John McEnroe: Nick Kyrgios has been bitten by the Grand Slam bug

Nick Kyrgios

John McEnroe believes that Nick Kyrgios might have been bitten by the Grand Slam bug after his Wimbledon run.

McEnroe feels that the Australian firebrand is a player who is great for the game when at his best.

Kyrgios starts his Australian Open campaign against Roman Safiullin on Tuesday.

“I think that things fell into place for him beautifully at Wimbledon,” he said. “And hopefully he tasted that and wants more of it.

“Because obviously, for our sport, if he’s out there competing at the type of level and the effort that you need to do it, then he’s great for the game, obviously.”

McEnroe feels that Kyrgios is a talent that stands out from the crowd although he would opine that the emergence of Carlos Alcaraz means the Aussie isn’t alone in being ridiculously good.

The seven-time Grand Slam winner is looking forward to a potential third round meeting between Kyrgios and Paris Masters Champion Holger Rune.

“He’s one of the most, if not the most talented guys, I’ve seen in 10 years,” he claimed.

“Alcaraz would be the first guy almost, to me, that would be as talented as Nick but mentally, you know, it looks like Carlos has just got the whole package already and got it right.

“I will be interested to see, because I know another guy Rune is the real deal. I believe they’re gonna play the third round so I very much look forward to seeing Kyrgios.

“I thought that that would be a heck of a match.”

McEnroe feels that the favourite for the Australian Open title is clear, as he suggests Novak Djokovic will be tough to stop.

“He’s certainly the favourite in my book going in,” he said. “Obviously, there’s got to be a lot of emotions going through his head, that’s for sure. It was one of the craziest years I’ve ever seen any athlete go through, and certainly in our sport.

“So of course, he wants to prove that he’s still got it, and it looks like he’s still got it to me and to most guys, so it wouldn’t surprise me.
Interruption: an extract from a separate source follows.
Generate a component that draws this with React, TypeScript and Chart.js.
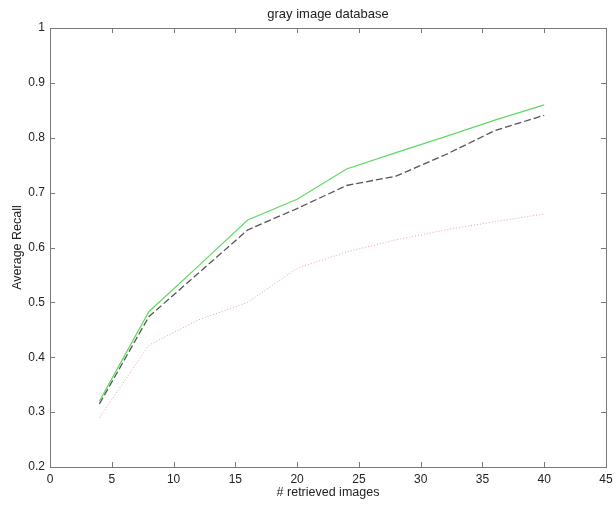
import React, { useEffect, useRef } from "react";
import { Chart, registerables } from "chart.js";

Chart.register(...registerables);

const retrieved = [4, 8, 12, 16, 20, 24, 28, 32, 36, 40];
const methodA = [0.32, 0.483, 0.566, 0.65, 0.688, 0.743, 0.773, 0.802, 0.832, 0.86];
const methodB = [0.315, 0.474, 0.553, 0.632, 0.671, 0.713, 0.73, 0.769, 0.813, 0.841];
const methodC = [0.29, 0.422, 0.468, 0.5, 0.562, 0.592, 0.614, 0.632, 0.647, 0.661];

const titleText = "gray image database";
const xTitle = "# retrieved images";
const yTitle = "Average Recall";

const FONT = "'Liberation Sans', Arial, sans-serif";

const framePlugin = {
  id: "frame",
  afterDraw(chart: any) {
    const { ctx, chartArea } = chart;
    const { left, right, top, bottom } = chartArea;
    const xs = chart.scales.x;
    const ys = chart.scales.y;
    ctx.save();
    ctx.strokeStyle = "#7a7a7a";
    ctx.lineWidth = 1;
    ctx.strokeRect(Math.round(left) + 0.5, Math.round(top) + 0.5, Math.round(right - left), Math.round(bottom - top));
    const tl = 5;
    ctx.beginPath();
    xs.ticks.forEach((t: any) => {
      const px = Math.round(xs.getPixelForValue(t.value)) + 0.5;
      ctx.moveTo(px, bottom);
      ctx.lineTo(px, bottom - tl);
      ctx.moveTo(px, top);
      ctx.lineTo(px, top + tl);
    });
    ys.ticks.forEach((t: any) => {
      const py = Math.round(ys.getPixelForValue(t.value)) + 0.5;
      ctx.moveTo(left, py);
      ctx.lineTo(left + tl, py);
      ctx.moveTo(right, py);
      ctx.lineTo(right - tl, py);
    });
    ctx.stroke();

    ctx.fillStyle = "#222";
    ctx.textAlign = "center";
    ctx.textBaseline = "middle";
    ctx.font = `13px ${FONT}`;
    ctx.fillText(titleText, (left + right) / 2, 14);
    ctx.font = `12.5px ${FONT}`;
    ctx.fillText(xTitle, (left + right) / 2, 493);
    ctx.save();
    ctx.translate(18, (top + bottom) / 2);
    ctx.rotate(-Math.PI / 2);
    ctx.fillText(yTitle, 0, 0);
    ctx.restore();
    ctx.restore();
  },
};

export default function App() {
  const ref = useRef<HTMLCanvasElement | null>(null);
  useEffect(() => {
    document.body.style.margin = "0";
    const canvas = ref.current;
    if (!canvas) return;
    const mk = (vals: number[]) => retrieved.map((x, i) => ({ x, y: vals[i] }));
    const chart = new Chart(canvas, {
      type: "line",
      data: {
        datasets: [
          {
            data: mk(methodA),
            borderColor: "#62d862",
            borderWidth: 1.2,
            pointRadius: 0,
            tension: 0,
            fill: false,
          },
          {
            data: mk(methodB),
            borderColor: "#555555",
            borderWidth: 1.3,
            borderDash: [7, 3],
            pointRadius: 0,
            tension: 0,
            fill: false,
          },
          {
            data: mk(methodC),
            borderColor: "#e8a0a8",
            borderWidth: 1,
            borderDash: [1, 2],
            pointRadius: 0,
            tension: 0,
            fill: false,
          },
        ],
      },
      options: {
        animation: false,
        responsive: false,
        maintainAspectRatio: false,
        layout: { padding: { top: 28, right: 8, left: 0, bottom: 0 } },
        plugins: {
          legend: { display: false },
          tooltip: { enabled: false },
          title: { display: false },
        },
        scales: {
          x: {
            type: "linear",
            min: 0,
            max: 45,
            border: { display: false },
            grid: { display: false, drawTicks: false },
            ticks: {
              stepSize: 5,
              padding: 5,
              color: "#222",
              font: { family: FONT, size: 12 },
              maxRotation: 0,
            },
            afterFit(scale: any) {
              scale.height = 39;
              scale.paddingRight = 0;
              scale.paddingLeft = 0;
            },
          },
          y: {
            type: "linear",
            min: 0.2,
            max: 1,
            border: { display: false },
            grid: { display: false, drawTicks: false },
            ticks: {
              stepSize: 0.1,
              padding: 5,
              color: "#222",
              font: { family: FONT, size: 12 },
              callback: (v: any) => {
                const n = Math.round(Number(v) * 10) / 10;
                return n === 1 ? "1" : n.toFixed(1);
              },
            },
            afterFit(scale: any) {
              scale.width = 50;
              scale.paddingTop = 0;
              scale.paddingBottom = 0;
            },
          },
        },
      },
      plugins: [framePlugin],
    } as any);
    return () => chart.destroy();
  }, []);
  return (
    <div style={{ position: "absolute", left: 0, top: 0, width: 614, height: 506, background: "#fff" }}>
      <canvas ref={ref} width={614} height={506} style={{ width: 614, height: 506 }} />
    </div>
  );
}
“You have got to give him credit for sticking to his guns,” he said. “You know, it’s incredible that he’s really refused to sort of cave in and it cost him. Maybe it cost him having the all-time record grand slams, we don’t know yet. We’ll have to see how it plays out.

“But you can see how mentally tough he was just having to deal with all this starting with Australia where he was deported. That was a year ago. A lot has gone on since then.

“I think you can see a little bit of where, when he gets in his head to do something, it’s pretty tough to get him to alter what his thinking is. And so now, he’s in the right frame of mind. Something tells me he’s going to be pretty tough to beat there.

“He made a decision that most players wouldn’t have, including myself.

”I respect that he stuck with it because he still was able to win Wimbledon. Then he couldn’t play the [US] Open. I mean, it’s crazy what happened. So I’m glad to see it sort of calm down now.”

“It’d be hard not to be angry. The fact that he seems to be in a good headspace is great and he’s sort of forgiven the tournament or whoever, the Australian authorities because that was absolutely outrageously bad when I think what happened.

“Absurd in my opinion, and he got denied an opportunity to win an event that he won a lot of times, so thankfully, it seems like that’s gone away.”